Leave out every picture, then transcribe the rest of the listing exactly.

## Data lines

################

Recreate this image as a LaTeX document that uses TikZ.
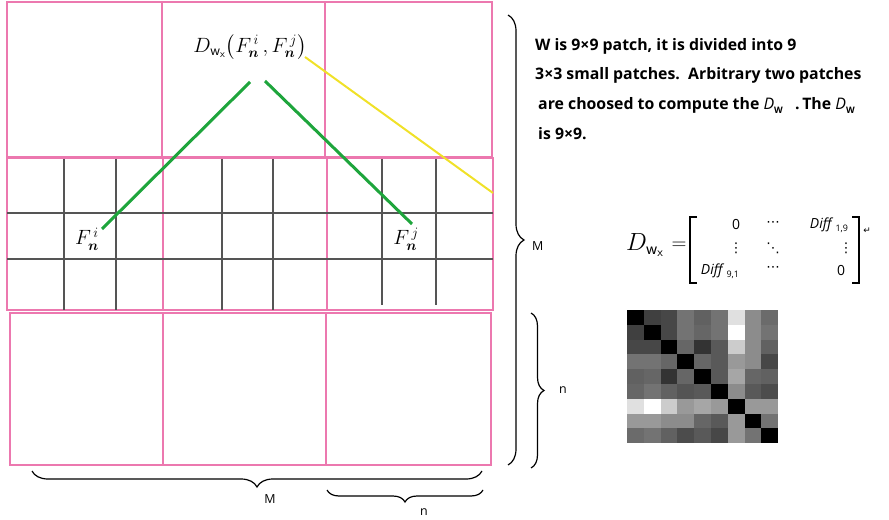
\documentclass[tikz,border=0pt]{standalone}
\usepackage{amsmath}
\usepackage{bm}
\usepackage{fontspec}
\setmainfont{Open Sans}
\newfontfamily\symfont{DejaVu Sans}
\usetikzlibrary{decorations.pathreplacing}
\definecolor{pinkline}{RGB}{236,120,175}
\definecolor{gridgray}{RGB}{85,85,85}
\definecolor{greenline}{RGB}{30,165,60}
\definecolor{yellowline}{RGB}{240,225,40}
\newcommand{\Dsub}{\textit{\mdseries\fontsize{16}{18}\selectfont D}\raisebox{-0.35ex}{\small W}}
\newcommand{\Diffsub}[1]{\textit{Diff}\,\raisebox{-0.45ex}{\small #1}}
\begin{document}
\begin{tikzpicture}[x=1bp,y=-1bp,
  patch/.style={draw=pinkline,line width=1.3bp},
  gridln/.style={draw=gridgray,line width=1.3bp},
  greenln/.style={draw=greenline,line width=3bp},
  yellowln/.style={draw=yellowline,line width=2bp},
  bracel/.style={draw=black,line width=1.2bp,decorate},
  desc/.style={anchor=base west,inner sep=0pt,font=\fontsize{15.9}{18}\selectfont\bfseries},
  lbl/.style={inner sep=0pt,font=\fontsize{12.5}{14}\selectfont},
  ent/.style={inner sep=0pt,font=\fontsize{14}{16}\selectfont},
  dots/.style={inner sep=0pt,font=\symfont\fontsize{13.5}{14}\selectfont}
]
\useasboundingbox (0,0) rectangle (889,520);
% pink patches
\draw[patch] (7,2) rectangle (162,157);
\draw[patch] (162,2) rectangle (325,157);
\draw[patch] (325,2) rectangle (492,157);
\draw[patch] (7,158) rectangle (163,310);
\draw[patch] (163,158) rectangle (327,310);
\draw[patch] (327,158) rectangle (493,310);
\draw[patch] (10,313) rectangle (163,465);
\draw[patch] (163,313) rectangle (326,465);
\draw[patch] (326,313) rectangle (491,465);
% gray grid in middle row
\draw[gridln] (7,213) -- (493,213);
\draw[gridln] (7,259) -- (493,259);
\foreach \x in {64,116,222,273} \draw[gridln] (\x,159) -- (\x,310);
\foreach \x in {382,436} \draw[gridln] (\x,159) -- (\x,305);
% formula
\node[inner sep=0pt,font=\fontsize{21}{24}\selectfont] (dw) at (250,47)
  {$D_{\mathsf{w}_{\mathsf{x}}}\bigl(F_{\bm n}^{\,i}\,,F_{\bm n}^{\,j}\bigr)$};
\node[inner sep=0pt,font=\fontsize{20}{23}\selectfont] (fi) at (87,239) {$F_{\bm n}^{\,i}$};
\node[inner sep=0pt,font=\fontsize{20}{23}\selectfont] (fj) at (406,239) {$F_{\bm n}^{\,j}$};
\coordinate (gl) at (250,82);
\coordinate (gr) at (265,81);
\coordinate (fie) at (102,229);
\coordinate (fje) at (412,224);
\coordinate (ys) at (305,57);
\coordinate (ye) at (493,193);
\draw[greenln] (gl) -- (fie);
\draw[greenln] (gr) -- (fje);
\draw[yellowln] (ys) -- (ye);
% braces
\coordinate (rmt) at (508,15);
\coordinate (rmb) at (508,465);
\draw[bracel,decoration={brace,amplitude=16bp}] (rmt) -- (rmb);
\node[lbl,anchor=west] (mr) at (532,246) {M};
\coordinate (rnt) at (531,313);
\coordinate (rnb) at (531,468);
\draw[bracel,decoration={brace,amplitude=13bp}] (rnt) -- (rnb);
\node[lbl,anchor=west] (nr) at (559,390) {n};
\coordinate (bml) at (32,471);
\coordinate (bmr) at (482,471);
\draw[bracel,decoration={brace,mirror,amplitude=16bp}] (bml) -- (bmr);
\node[lbl] (mb) at (270,499) {M};
\coordinate (bnl) at (327,490);
\coordinate (bnr) at (483,490);
\draw[bracel,decoration={brace,mirror,amplitude=12bp}] (bnl) -- (bnr);
\node[lbl] (nb) at (424,512) {n};
% description
\node[desc] (t1) at (535,51) {W is 9×9 patch, it is divided into 9};
\node[desc] (t2) at (535,80) {3×3 small patches.\ \ Arbitrary two patches};
\node[desc] (t3) at (538,110) {are choosed to compute the \Dsub\ \ \ .\,The \Dsub};
\node[desc] (t4) at (538,140) {is 9×9.};
% matrix formula
\node[inner sep=0pt,font=\fontsize{25}{28}\selectfont] (dwx) at (645,245) {$D_{\mathsf{w}_{\mathsf{x}}}$};
\node[inner sep=0pt,font=\fontsize{20}{22}\selectfont] (eq) at (679,246) {$=$};
\draw[line width=1.5bp] (697,217) -- (690,217) -- (690,283) -- (697,283);
\draw[line width=1.5bp] (852,217) -- (859,217) -- (859,283) -- (852,283);
\node[ent] (a11) at (736,225) {0};
\node[dots] (a12) at (773,224) {⋯};
\node[ent] (a13) at (829,225) {\Diffsub{1,9}};
\node[dots] (a21) at (736,248) {⋮};
\node[dots] (a22) at (773,248) {⋱};
\node[dots] (a23) at (846,248) {⋮};
\node[ent] (a31) at (720,271) {\Diffsub{9,1}};
\node[dots] (a32) at (773,269) {⋯};
\node[ent] (a33) at (841,271) {0};
\node[inner sep=0pt,font=\symfont\fontsize{9}{10}\selectfont] (ret) at (867,231) {↵};
% grayscale matrix
\foreach \rowv [count=\r] in {
 {100,75,72,55,62,55,12,45,58},
 {75,100,72,55,60,55,0,45,55},
 {72,72,100,60,80,65,20,45,62},
 {55,55,60,100,60,65,40,45,72},
 {62,60,80,60,100,65,35,60,62},
 {60,55,62,67,65,100,45,65,70},
 {12,0,20,40,35,40,100,40,40},
 {40,40,45,45,60,65,40,100,55},
 {58,55,62,70,65,72,40,55,100}} {
  \foreach \v [count=\c] in \rowv {
    \fill[black!\v] ({627+(\c-1)*16.8},{310+(\r-1)*14.8}) rectangle ++(16.8,14.8);
  }
}
\end{tikzpicture}
\end{document}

################

## The completed task
Recreate this image as a LaTeX document that uses TikZ.
\documentclass[tikz,border=0pt]{standalone}
\usepackage{amsmath}
\usepackage{bm}
\usepackage{fontspec}
\setmainfont{Open Sans}
\newfontfamily\symfont{DejaVu Sans}
\usetikzlibrary{decorations.pathreplacing}
\definecolor{pinkline}{RGB}{236,120,175}
\definecolor{gridgray}{RGB}{85,85,85}
\definecolor{greenline}{RGB}{30,165,60}
\definecolor{yellowline}{RGB}{240,225,40}
\newcommand{\Dsub}{\textit{\mdseries\fontsize{16}{18}\selectfont D}\raisebox{-0.35ex}{\small W}}
\newcommand{\Diffsub}[1]{\textit{Diff}\,\raisebox{-0.45ex}{\small #1}}
\begin{document}
\begin{tikzpicture}[x=1bp,y=-1bp,
  patch/.style={draw=pinkline,line width=1.3bp},
  gridln/.style={draw=gridgray,line width=1.3bp},
  greenln/.style={draw=greenline,line width=3bp},
  yellowln/.style={draw=yellowline,line width=2bp},
  bracel/.style={draw=black,line width=1.2bp,decorate},
  desc/.style={anchor=base west,inner sep=0pt,font=\fontsize{15.9}{18}\selectfont\bfseries},
  lbl/.style={inner sep=0pt,font=\fontsize{12.5}{14}\selectfont},
  ent/.style={inner sep=0pt,font=\fontsize{14}{16}\selectfont},
  dots/.style={inner sep=0pt,font=\symfont\fontsize{13.5}{14}\selectfont}
]
\useasboundingbox (0,0) rectangle (889,520);
% pink patches
\draw[patch] (7,2) rectangle (162,157);
\draw[patch] (162,2) rectangle (325,157);
\draw[patch] (325,2) rectangle (492,157);
\draw[patch] (7,158) rectangle (163,310);
\draw[patch] (163,158) rectangle (327,310);
\draw[patch] (327,158) rectangle (493,310);
\draw[patch] (10,313) rectangle (163,465);
\draw[patch] (163,313) rectangle (326,465);
\draw[patch] (326,313) rectangle (491,465);
% gray grid in middle row
\draw[gridln] (7,213) -- (493,213);
\draw[gridln] (7,259) -- (493,259);
\foreach \x in {64,116,222,273} \draw[gridln] (\x,159) -- (\x,310);
\foreach \x in {382,436} \draw[gridln] (\x,159) -- (\x,305);
% formula
\node[inner sep=0pt,font=\fontsize{21}{24}\selectfont] (dw) at (250,47)
  {$D_{\mathsf{w}_{\mathsf{x}}}\bigl(F_{\bm n}^{\,i}\,,F_{\bm n}^{\,j}\bigr)$};
\node[inner sep=0pt,font=\fontsize{20}{23}\selectfont] (fi) at (87,239) {$F_{\bm n}^{\,i}$};
\node[inner sep=0pt,font=\fontsize{20}{23}\selectfont] (fj) at (406,239) {$F_{\bm n}^{\,j}$};
\coordinate (gl) at (250,82);
\coordinate (gr) at (265,81);
\coordinate (fie) at (102,229);
\coordinate (fje) at (412,224);
\coordinate (ys) at (305,57);
\coordinate (ye) at (493,193);
\draw[greenln] (gl) -- (fie);
\draw[greenln] (gr) -- (fje);
\draw[yellowln] (ys) -- (ye);
% braces
\coordinate (rmt) at (508,15);
\coordinate (rmb) at (508,465);
\draw[bracel,decoration={brace,amplitude=16bp}] (rmt) -- (rmb);
\node[lbl,anchor=west] (mr) at (532,246) {M};
\coordinate (rnt) at (531,313);
\coordinate (rnb) at (531,468);
\draw[bracel,decoration={brace,amplitude=13bp}] (rnt) -- (rnb);
\node[lbl,anchor=west] (nr) at (559,390) {n};
\coordinate (bml) at (32,471);
\coordinate (bmr) at (482,471);
\draw[bracel,decoration={brace,mirror,amplitude=16bp}] (bml) -- (bmr);
\node[lbl] (mb) at (270,499) {M};
\coordinate (bnl) at (327,490);
\coordinate (bnr) at (483,490);
\draw[bracel,decoration={brace,mirror,amplitude=12bp}] (bnl) -- (bnr);
\node[lbl] (nb) at (424,512) {n};
% description
\node[desc] (t1) at (535,51) {W is 9×9 patch, it is divided into 9};
\node[desc] (t2) at (535,80) {3×3 small patches.\ \ Arbitrary two patches};
\node[desc] (t3) at (538,110) {are choosed to compute the \Dsub\ \ \ .\,The \Dsub};
\node[desc] (t4) at (538,140) {is 9×9.};
% matrix formula
\node[inner sep=0pt,font=\fontsize{25}{28}\selectfont] (dwx) at (645,245) {$D_{\mathsf{w}_{\mathsf{x}}}$};
\node[inner sep=0pt,font=\fontsize{20}{22}\selectfont] (eq) at (679,246) {$=$};
\draw[line width=1.5bp] (697,217) -- (690,217) -- (690,283) -- (697,283);
\draw[line width=1.5bp] (852,217) -- (859,217) -- (859,283) -- (852,283);
\node[ent] (a11) at (736,225) {0};
\node[dots] (a12) at (773,224) {⋯};
\node[ent] (a13) at (829,225) {\Diffsub{1,9}};
\node[dots] (a21) at (736,248) {⋮};
\node[dots] (a22) at (773,248) {⋱};
\node[dots] (a23) at (846,248) {⋮};
\node[ent] (a31) at (720,271) {\Diffsub{9,1}};
\node[dots] (a32) at (773,269) {⋯};
\node[ent] (a33) at (841,271) {0};
\node[inner sep=0pt,font=\symfont\fontsize{9}{10}\selectfont] (ret) at (867,231) {↵};
% grayscale matrix
\foreach \rowv [count=\r] in {
 {100,75,72,55,62,55,12,45,58},
 {75,100,72,55,60,55,0,45,55},
 {72,72,100,60,80,65,20,45,62},
 {55,55,60,100,60,65,40,45,72},
 {62,60,80,60,100,65,35,60,62},
 {60,55,62,67,65,100,45,65,70},
 {12,0,20,40,35,40,100,40,40},
 {40,40,45,45,60,65,40,100,55},
 {58,55,62,70,65,72,40,55,100}} {
  \foreach \v [count=\c] in \rowv {
    \fill[black!\v] ({627+(\c-1)*16.8},{310+(\r-1)*14.8}) rectangle ++(16.8,14.8);
  }
}
\end{tikzpicture}
\end{document}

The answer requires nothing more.